Young people: Yes! [Loud applause] Pope Francis: You promise me: never, never make fun of, never mock a school companion of the district . . . Do you promise this, today?
Young people: Yes!
Pope Francis: The Pope isn’t happy with the answer . . . Do you promise this?
Young people: [Very loudly] Yes!
Pope Francis: Good. You have said this “yes” to the Pope. Now, in silence, think what an awful thing this is, and think if you are able to promise this to Jesus. Do you promise Jesus never to engage in bullying?
Young people: Yes!
Pope Francis: To Jesus.
Young people: [Loudly] Yes!
Pope Francis: Thank you. And may the Lord bless you! Congratulations to you [the youngsters who did the choreography in the field]: you were good!

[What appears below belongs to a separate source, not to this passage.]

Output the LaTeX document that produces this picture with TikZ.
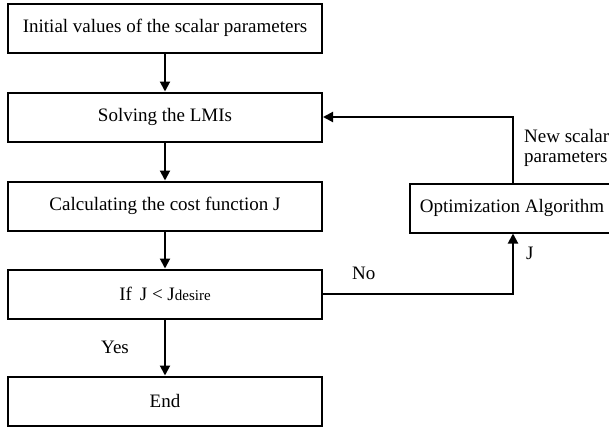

Let us pray together: Our Father . . . [Blessing]
Pope Francis: Please, I ask you to pray for me. And before leaving, a question: with whom should we speak more at home?
Young people: With grandparents!
Pope Francis: Good! And you, parents, what must you do a bit more of with your children?
Parents: Play!
Pope Francis: Play. And you educators, how must you carry education forward, with what language? With that of the head, with that of the heart and with that of the hands!
Thank you and farewell!
[Original text: Italian] [Translation by Virginia M. Forrester] At the end of the meeting at 7:00 pm, the Holy Father went to the Milan-Linate airport from where, at 7:40 pm, he exchanged farewells with those that received him in the morning, before departing to Rome.